Let me say, up front, if you have never programmed in C++, it can be addictive, particularly if you do it on an iPad or smart phone.

In the hierarchy of programming, C++ is an intermediate level language.  At the lowest level is assembler programming where you actually input ones and zeros as your code.  (In the early days of intelligence satellites, power and memory were at a premium.  We put almost everything into Assembler code.  Can you imagine?)    At the highest level of programming, you are simply moving objects around and the code is built internally, based on the associations of the objects.  Most 3D printer-application programs work this way by permitting you to create objects at a very high level, combine them, and output to the 3-D printer.  C++ lies in somewhere between those two extremes of programming..

With C++ you can get your hands dirty.  You create the logic and let it play out.  I teach at a High School where the use of iPads is one-on-one.  The students use them for all my lectures, the class calendar, note taking, and assignment submissions.  Thus, while we do have computers available, they are becoming obsolete.  I wanted to make use of the iPad so that the students could program at their leisure.  Plus, it just sounded like fun.

The fantastic thing is that several companies make C++ iPad applications.  I bought my first and downloaded it to my smart phone.  Now how cool is that – programming in C++ from a smart phone?  The application program operates identically for the iPad.  For about $4, you get the application and unlimited compilations, which you will need because of the nature of using the compiler to find errors in code and logic.
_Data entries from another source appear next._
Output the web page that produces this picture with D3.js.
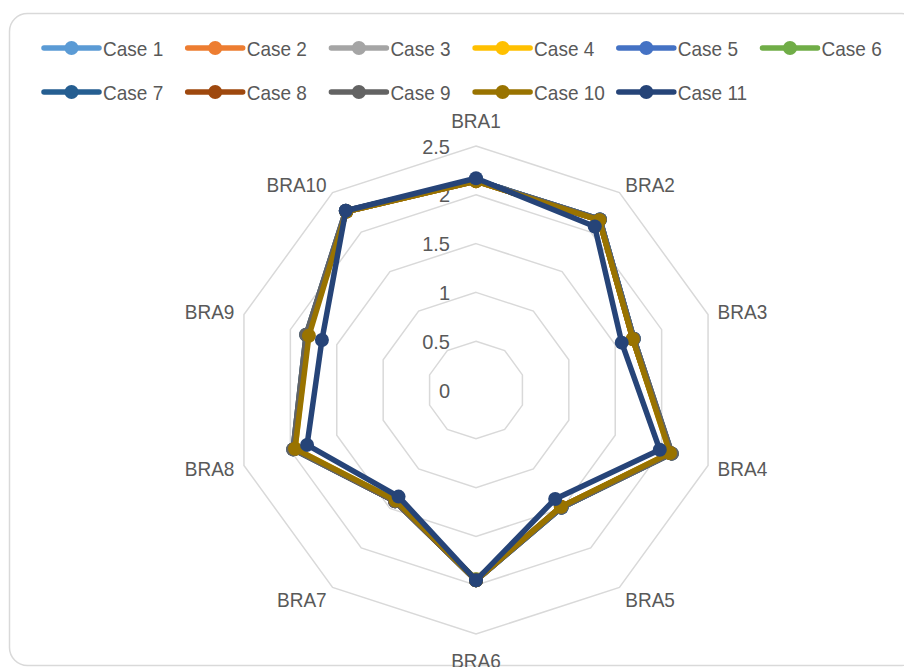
<!DOCTYPE html>
<html><head><meta charset="utf-8">
<script src="https://cdn.jsdelivr.net/npm/d3@7"></script>
<style>html,body{margin:0;padding:0;background:#fff;}svg{display:block;}</style>
</head><body>
<svg id="chart" width="904" height="667"></svg>
<script>
const axes = ["BRA1","BRA2","BRA3","BRA4","BRA5","BRA6","BRA7","BRA8","BRA9","BRA10"];
const seriesNames = ["Case 1","Case 2","Case 3","Case 4","Case 5","Case 6","Case 7","Case 8","Case 9","Case 10","Case 11"];
const colors = ["#5B9BD5","#ED7D31","#A5A5A5","#FFC000","#4472C4","#70AD47","#255E91","#9E480E","#636363","#997300","#264478"];
const case1  = [2.15,2.16,1.70,2.10,1.49,1.95,1.41,1.96,1.82,2.26];
const case2  = [2.14,2.15,1.69,2.10,1.48,1.94,1.40,1.96,1.82,2.26];
const case3  = [2.15,2.16,1.70,2.11,1.49,1.95,1.41,1.97,1.83,2.27];
const case4  = [2.14,2.15,1.69,2.09,1.48,1.95,1.40,1.95,1.81,2.26];
const case5  = [2.15,2.16,1.70,2.10,1.49,1.95,1.41,1.96,1.82,2.26];
const case6  = [2.14,2.15,1.69,2.10,1.48,1.94,1.40,1.96,1.82,2.26];
const case7  = [2.15,2.16,1.70,2.11,1.49,1.95,1.41,1.97,1.83,2.27];
const case8  = [2.14,2.15,1.69,2.10,1.48,1.95,1.41,1.96,1.82,2.26];
const case9  = [2.15,2.16,1.70,2.11,1.49,1.95,1.41,1.97,1.83,2.27];
const case10 = [2.14,2.15,1.69,2.09,1.48,1.95,1.40,1.95,1.80,2.26];
const case11 = [2.17,2.07,1.57,1.98,1.38,1.95,1.35,1.82,1.66,2.27];
const seriesValues = [case1,case2,case3,case4,case5,case6,case7,case8,case9,case10,case11];
const ringTicks = [0,0.5,1,1.5,2,2.5];
const ringLabels = ["0","0.5","1","1.5","2","2.5"];

const svg = d3.select("#chart");
const font = "'Liberation Sans', Arial, sans-serif";
const textColor = "#595959";

// taller but condensed text (Calibri-like proportions)
function addText(sel, baseSize, bigSize) {
  sel.attr("font-size", baseSize);
  const w = sel.node().getComputedTextLength();
  sel.attr("font-size", bigSize).attr("textLength", w).attr("lengthAdjust","spacingAndGlyphs");
  return sel;
}

svg.append("rect").attr("x",9.5).attr("y",13.5).attr("width",910).attr("height",652)
  .attr("rx",18).attr("fill","#fff").attr("stroke","#d9d9d9").attr("stroke-width",1.5);

const cx = 476, cy = 390;
const r = d3.scaleLinear().domain([0,2.5]).range([0,244]);
const ang = d3.scaleLinear().domain([0, axes.length]).range([0, 2*Math.PI]);
const pt = (i, v) => [cx + r(v)*Math.sin(ang(i)), cy - r(v)*Math.cos(ang(i))];

const g = svg.append("g");
ringTicks.forEach(t => {
  if (t === 0) return;
  const pts = axes.map((a,i) => pt(i,t));
  g.append("path").attr("d", d3.line()(pts) + "Z")
    .attr("fill","none").attr("stroke","#d9d9d9").attr("stroke-width",1.5);
});
ringTicks.forEach((t,k) => {
  const tx = g.append("text").attr("x", cx - 26).attr("y", cy - r(t))
    .attr("text-anchor","end").attr("dominant-baseline","central")
    .attr("font-family",font).attr("fill",textColor).text(ringLabels[k]);
  addText(tx, 20, 21);
});
axes.forEach((a,i) => {
  const th = ang(i), s = Math.sin(th), c = Math.cos(th);
  const R = r(2.5) + 10;
  let lx = cx + R*s, ly = cy - R*c, anchor;
  if (Math.abs(s) < 0.01) { anchor = "middle"; ly += (c > 0 ? -16 : 16); }
  else anchor = s > 0 ? "start" : "end";
  if (Math.abs(s) > 0.01 && c < -0.5) ly += 4;
  const tx = g.append("text").attr("x",lx).attr("y",ly).attr("text-anchor",anchor)
    .attr("dominant-baseline","central").attr("font-family",font)
    .attr("fill",textColor).text(a);
  addText(tx, 19, 21);
});
const line = d3.line().curve(d3.curveLinearClosed);
seriesValues.forEach((vals, si) => {
  const pts = vals.map((v,i) => pt(i,v));
  const sg = g.append("g");
  sg.append("path").attr("d", line(pts)).attr("fill","none").attr("stroke",colors[si])
    .attr("stroke-width",5.5).attr("stroke-linejoin","round");
  sg.selectAll("circle").data(pts).join("circle").attr("cx",d=>d[0]).attr("cy",d=>d[1])
    .attr("r",7).attr("fill",colors[si]);
});
const legX = d3.scaleLinear().domain([0,1]).range([44, 44+143.7]);
seriesNames.forEach((n, si) => {
  const row = si < 6 ? 0 : 1, col = si < 6 ? si : si - 6;
  const x0 = legX(col), y0 = row === 0 ? 48 : 92;
  const lg = svg.append("g");
  lg.append("line").attr("x1",x0).attr("x2",x0+55).attr("y1",y0).attr("y2",y0)
    .attr("stroke",colors[si]).attr("stroke-width",5.5).attr("stroke-linecap","round");
  lg.append("circle").attr("cx",x0+27.5).attr("cy",y0).attr("r",7).attr("fill",colors[si]);
  const tx = lg.append("text").attr("x",x0+59).attr("y",y0).attr("dominant-baseline","central")
    .attr("font-family",font).attr("fill",textColor).text(n);
  addText(tx, 19, 21);
});
</script>
</body></html>
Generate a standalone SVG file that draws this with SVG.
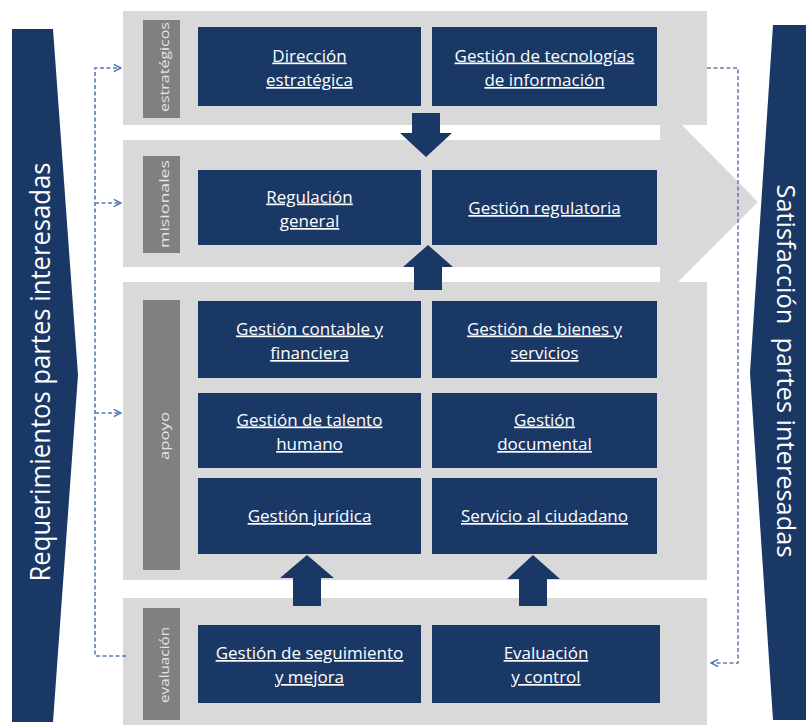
<svg xmlns="http://www.w3.org/2000/svg" width="806" height="725" viewBox="0 0 806 725">
  <style>
    .band { fill: #d9d9d9; }
    .tag { fill: #808080; }
    .tagtxt { fill: #e4e4e4; font-family: "Open Sans", "Liberation Sans", sans-serif; font-size: 13px; text-anchor: middle; }
    .box { fill: #1a3866; }
    .lbl { fill: #ffffff; font-family: "Open Sans", "Liberation Sans", sans-serif; font-size: 17px; text-anchor: middle; text-decoration: underline; }
    .banner { fill: #1a3866; }
    .bannertxt { fill: #ffffff; font-family: "Open Sans", "Liberation Sans", sans-serif; font-size: 27px; text-anchor: middle; }
    .blk { fill: #1a3866; }
    .dash { fill: none; stroke: #5a78b4; stroke-width: 1.6; stroke-dasharray: 4 2.5; }
  </style>
  <defs>
    <marker id="open" viewBox="0 0 10 10" refX="9" refY="5" markerWidth="9" markerHeight="9" markerUnits="userSpaceOnUse" orient="auto">
      <path d="M1,1 L9,5 L1,9" fill="none" stroke="#4a74b8" stroke-width="1.6"/>
    </marker>
  </defs>

  <rect width="806" height="725" fill="#ffffff"/>

  <!-- side banners -->
  <g id="requerimientos">
    <polygon class="banner" points="12,29 53,29 78,375 53,722 12,722"/>
    <text class="bannertxt" transform="translate(50,372) rotate(-90)" textLength="419" lengthAdjust="spacingAndGlyphs">Requerimientos partes interesadas</text>
  </g>
  <g id="satisfaccion">
    <polygon class="banner" points="773,25 806,25 806,720 773,720 750,373"/>
    <text class="bannertxt" transform="translate(777,371) rotate(90)" style="font-size:25px" textLength="373" lengthAdjust="spacingAndGlyphs" xml:space="preserve">Satisfacción  partes interesadas</text>
  </g>

  <!-- process bands -->
  <g id="estrategicos">
    <rect class="band" x="123" y="11" width="584" height="114"/>
    <rect class="tag" x="143" y="20" width="37" height="98"/>
    <text class="tagtxt" transform="translate(169,67) rotate(-90)" textLength="90" lengthAdjust="spacingAndGlyphs">estratégicos</text>
  </g>
  <g id="misionales">
    <rect class="band" x="123" y="140" width="545" height="127"/>
    <polygon class="band" points="660,123 680,123 758,202 678,282 660,282"/>
    <rect class="tag" x="143" y="156" width="37" height="97"/>
    <text class="tagtxt" transform="translate(169,204) rotate(-90)" textLength="88" lengthAdjust="spacingAndGlyphs">misionales</text>
  </g>
  <g id="apoyo">
    <rect class="band" x="123" y="282" width="584" height="298"/>
    <rect class="tag" x="143" y="300" width="37" height="270"/>
    <text class="tagtxt" transform="translate(169,436) rotate(-90)" textLength="48" lengthAdjust="spacingAndGlyphs">apoyo</text>
  </g>
  <g id="evaluacion">
    <rect class="band" x="123" y="598" width="584" height="127"/>
    <rect class="tag" x="143" y="608" width="37" height="112"/>
    <text class="tagtxt" transform="translate(169,665) rotate(-90)" textLength="76" lengthAdjust="spacingAndGlyphs">evaluación</text>
  </g>

  <!-- process boxes -->
  <g id="direccion-estrategica">
    <rect class="box" x="198" y="27" width="223" height="79"/>
    <text class="lbl" x="309.5" y="61.5">Dirección</text>
    <text class="lbl" x="309.5" y="86">estratégica</text>
  </g>
  <g id="gestion-tecnologias">
    <rect class="box" x="432" y="27" width="225" height="79"/>
    <text class="lbl" x="544.5" y="61.5">Gestión de tecnologías</text>
    <text class="lbl" x="544.5" y="86">de información</text>
  </g>
  <g id="regulacion-general">
    <rect class="box" x="198" y="170" width="223" height="75"/>
    <text class="lbl" x="309.5" y="202.5">Regulación</text>
    <text class="lbl" x="309.5" y="227">general</text>
  </g>
  <g id="gestion-regulatoria">
    <rect class="box" x="432" y="170" width="225" height="75"/>
    <text class="lbl" x="544.5" y="214">Gestión regulatoria</text>
  </g>
  <g id="gestion-contable">
    <rect class="box" x="198" y="301" width="223" height="77"/>
    <text class="lbl" x="309.5" y="334.5">Gestión contable y</text>
    <text class="lbl" x="309.5" y="359">financiera</text>
  </g>
  <g id="gestion-bienes">
    <rect class="box" x="432" y="301" width="225" height="77"/>
    <text class="lbl" x="544.5" y="334.5">Gestión de bienes y</text>
    <text class="lbl" x="544.5" y="359">servicios</text>
  </g>
  <g id="gestion-talento">
    <rect class="box" x="198" y="393" width="223" height="75"/>
    <text class="lbl" x="309.5" y="425.5">Gestión de talento</text>
    <text class="lbl" x="309.5" y="450">humano</text>
  </g>
  <g id="gestion-documental">
    <rect class="box" x="432" y="393" width="225" height="75"/>
    <text class="lbl" x="544.5" y="425.5">Gestión</text>
    <text class="lbl" x="544.5" y="450">documental</text>
  </g>
  <g id="gestion-juridica">
    <rect class="box" x="198" y="478" width="223" height="76"/>
    <text class="lbl" x="309.5" y="522">Gestión jurídica</text>
  </g>
  <g id="servicio-ciudadano">
    <rect class="box" x="432" y="478" width="225" height="76"/>
    <text class="lbl" x="544.5" y="522">Servicio al ciudadano</text>
  </g>
  <g id="gestion-seguimiento">
    <rect class="box" x="198" y="625" width="223" height="78"/>
    <text class="lbl" x="309.5" y="659">Gestión de seguimiento</text>
    <text class="lbl" x="309.5" y="683">y mejora</text>
  </g>
  <g id="evaluacion-control">
    <rect class="box" x="432" y="625" width="228" height="78"/>
    <text class="lbl" x="546" y="659">Evaluación</text>
    <text class="lbl" x="546" y="683">y control</text>
  </g>

  <!-- connectors -->
  <g id="connectors">
    <!-- block arrows between bands -->
    <polygon class="blk" points="412,113 440,113 440,133 452,133 426,157 400,133 412,133"/>
    <polygon class="blk" points="414,290 442,290 442,267 453,267 428,245 403,267 414,267"/>
    <polygon class="blk" points="293,606 321,606 321,578 334,578 307,555 280,578 293,578"/>
    <polygon class="blk" points="519,606 547,606 547,579 560,579 533,555 507,579 519,579"/>

    <!-- feedback loop, left -->
    <path class="dash" d="M126,656 H95 V68 H121" marker-end="url(#open)"/>
    <path class="dash" d="M95,203 H121" marker-end="url(#open)"/>
    <path class="dash" d="M95,413 H121" marker-end="url(#open)"/>
    <!-- feedback loop, right -->
    <path class="dash" d="M707,68 H738 V663 H711" marker-end="url(#open)" style="stroke:#6b7ea6"/>
  </g>
</svg>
Of course, iPads have some serious limitations.  To begin with, they are not computers.  The code you write is not compiled by the iPad like it would be in a computer.  The code you write onto the iPad is sent to the cloud, along with any input data.  The program is compiled in the cloud, executed, and the answer downloaded to the iPad over the wireless internet.   It is s0 slick.  The ability to sit there and play with a program, read and fix compilation errors in real time, and then get the program running, is just unbelievable.  You can get on a high quickly.  Are there limitations with the iPad.  Yes, some serious ones.  What you sacrifice with the iPad application is the ability to interact at the speed required to play a game, for instance.  But, if your aim is to teach programming, you worry not a bit about that limitation and might even call it a blessing – one less interruption.

I highly recommend that you try teaching C++ with the iPad.  Half of the students could not ewait for my assignments.  They wanted the entire month’s assignments immediately so they could start building their library of programs  Teaching C++ this way turned  turned out to be one of the most successful ideas I have implemented in secondary education.